Holy, holy, holy is the Lord God Almighty. We worship You, adore You, praise You. But how, then, do we approach You? For we are not holy. Far from it.

By the blood of Jesus Christ, who bore our sins, we are made righteous with his righteousness. I may approach You, O God, with confidence, through a holiness not of my own, but through my Savior, my Lord, my God, my friend, Jesus Christ.

Amen

Loving Good

Daily Reading

Ezekiel 23-24

Daily Thought

Ezekiel writes of sisters, “Oholah was the name of the elder and Oholibah the name of her sister. As for their names, Oholah is Samaria, and Oholibah is Jerusalem” (Ezekiel 23:4); Samaria, the capital of Israel, and Jerusalem of Judah. During the reign of Rehoboam, the Hebrew nation split in half, into two sisters. “To your tents, O Israel!” (1Kings 12:16), cried the older sister as she broke with Judah. Oholah means “her tent,” and Israel began worshipping idols and set up her own temple and priesthood. Oholibah means “my tent is in her,” and God’s temple remained in Jerusalem, but she was no more faithful than her big sister.

Confused yet? The names make this difficult to follow, but here is what happened: “Oholah (Israel) played the whore” (Ezekiel 23:5), and the consequences were terrible. “Her sister Oholibah (Judah) saw this (both the whoring and the consequences), and she became more corrupt than her sister in her lust and in her whoring, which was worse than that of her sister” (Ezekiel 23:11). It is baffling!
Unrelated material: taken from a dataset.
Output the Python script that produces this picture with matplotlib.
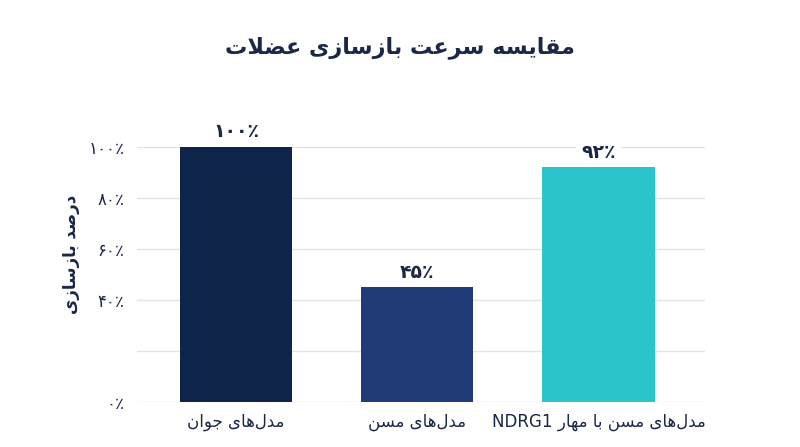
import re
import matplotlib
matplotlib.use("Agg")
import matplotlib.pyplot as plt

# data
categories = ["مدل‌های جوان", "مدل‌های مسن", "مدل‌های مسن با مهار NDRG1"]
values = [100, 45, 92]
value_labels = ["۱۰۰٪", "۴۵٪", "۹۲٪"]
ytick_values = [0, 20, 40, 60, 80, 100]
ytick_labels = ["۰٪", "", "۴۰٪", "۶۰٪", "۸۰٪", "۱۰۰٪"]
title = "مقایسه سرعت بازسازی عضلات"
ylabel = "درصد بازسازی"
bar_colors = ["#0f2449", "#213a78", "#2bc4cb"]
text_color = "#1a2747"

# arabic/persian presentation forms: iso, fin, ini, med
FORMS = {
    "ا": (0xFE8D, 0xFE8E, None, None),
    "ب": (0xFE8F, 0xFE90, 0xFE91, 0xFE92),
    "ت": (0xFE95, 0xFE96, 0xFE97, 0xFE98),
    "ج": (0xFE9D, 0xFE9E, 0xFE9F, 0xFEA0),
    "د": (0xFEA9, 0xFEAA, None, None),
    "ر": (0xFEAD, 0xFEAE, None, None),
    "ز": (0xFEAF, 0xFEB0, None, None),
    "س": (0xFEB1, 0xFEB2, 0xFEB3, 0xFEB4),
    "ص": (0xFEB9, 0xFEBA, 0xFEBB, 0xFEBC),
    "ض": (0xFEBD, 0xFEBE, 0xFEBF, 0xFEC0),
    "ع": (0xFEC9, 0xFECA, 0xFECB, 0xFECC),
    "ق": (0xFED5, 0xFED6, 0xFED7, 0xFED8),
    "ل": (0xFEDD, 0xFEDE, 0xFEDF, 0xFEE0),
    "م": (0xFEE1, 0xFEE2, 0xFEE3, 0xFEE4),
    "ن": (0xFEE5, 0xFEE6, 0xFEE7, 0xFEE8),
    "ه": (0xFEE9, 0xFEEA, 0xFEEB, 0xFEEC),
    "و": (0xFEED, 0xFEEE, None, None),
    "ی": (0xFBFC, 0xFBFD, 0xFBFE, 0xFBFF),
}


def dual(c):
    return c in FORMS and FORMS[c][2] is not None


def shape_rtl(s):
    # join letters
    out = []
    i = 0
    while i < len(s):
        c = s[i]
        prev = s[i - 1] if i > 0 else ""
        nxt = s[i + 1] if i + 1 < len(s) else ""
        joins_prev = c in FORMS and dual(prev)
        if c == "ل" and nxt == "ا":
            out.append(chr(0xFEFC if joins_prev else 0xFEFB))
            i += 2
            continue
        if c not in FORMS:
            if c != "\u200c":
                out.append(c)
            i += 1
            continue
        joins_next = dual(c) and nxt in FORMS
        iso, fin, ini, med = FORMS[c]
        if joins_prev and joins_next:
            code = med
        elif joins_prev:
            code = fin
        elif joins_next:
            code = ini
        else:
            code = iso
        out.append(chr(code))
        i += 1
    return "".join(out)


def rtl(s):
    # simple bidi: keep latin/digit runs, reverse the rest
    parts = re.findall(r"[A-Za-z0-9]+|[^A-Za-z0-9]+", s)
    vis = []
    for p in reversed(parts):
        if re.match(r"[A-Za-z0-9]", p):
            vis.append(p)
        else:
            vis.append(shape_rtl(p)[::-1])
    return "".join(vis)


plt.rcParams["font.family"] = ["DejaVu Sans", "Noto Sans"]

fig = plt.figure(figsize=(8, 4.47), dpi=100)
ax = fig.add_axes([0.171, 0.1007, 0.71, 0.5705])

x = list(range(len(categories)))
bars = ax.bar(x, values, width=0.62, color=bar_colors, zorder=2)

for xi, v, lab in zip(x, values, value_labels):
    ax.annotate(lab, (xi, v), xytext=(0, 4), textcoords="offset points",
                ha="center", va="bottom", fontsize=13.5, fontweight="bold",
                color=text_color, zorder=1,
                bbox=dict(boxstyle="square,pad=0.3", fc="white", ec="none"))

ax.set_xlim(-0.547, 2.586)
ax.set_ylim(0, 100)
ax.set_yticks(ytick_values)
ax.set_yticklabels(ytick_labels)
ax.set_xticks(x)
ax.set_xticklabels([rtl(c) for c in categories])
ax.tick_params(axis="y", length=0, pad=9, labelsize=12, labelcolor=text_color)
ax.tick_params(axis="x", length=0, pad=8, labelsize=12, labelcolor=text_color)

ax.yaxis.grid(True, color="#e4e4e4", linewidth=1, zorder=0)
ax.set_axisbelow(True)
for sp in ax.spines.values():
    sp.set_visible(False)

ax.set_ylabel(rtl(ylabel), fontsize=12, fontweight="bold", color=text_color)
ax.yaxis.set_label_coords(-0.1, 0.58)
fig.text(0.5, 0.893, rtl(title), ha="center", va="center", fontsize=16,
         fontweight="bold", color=text_color)

fig.savefig("out.png", dpi=100, facecolor="white")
Why doesn’t Oholibah learn from the mistakes of her sister and choose to do what is right?

At youth events, speakers often share with teenagers how bad they had been when they were young teenagers, and the consequences of their badness. “If the kids hear what I went through,” they reason, “they won’t make the same mistakes.” The speakers are usually wrong. What teenagers hear is if someone speaking up front at a youth event did bad things then they could do bad things, too. They ignore the consequences. Why? Because they like bad. Oholah liked bad, and Oholibah watched the bad things Oholah did and the bad things that happened and went ahead and did bad anyway.

God created this world and called it good. We chose to do things our way, and it has gone bad ever since. Consequences be damned, we like bad. We will love good again when we love God again.

Daily Prayer

My God, I did not love good, but was delighted with my own way, until You came along and showed me a better way. You loved me and brought me back into a relationship with You, and I found what I needed, my great God and Savior.

Thank You for the righteousness of Your Son Jesus Christ, which became my righteousness when I gave my life to Him. By Your grace, through faith, I can live again displaying Your goodness, serving others with the sacrificial love of Jesus Christ. May I, at all times, stand for Your Kingdom and Your righteousness.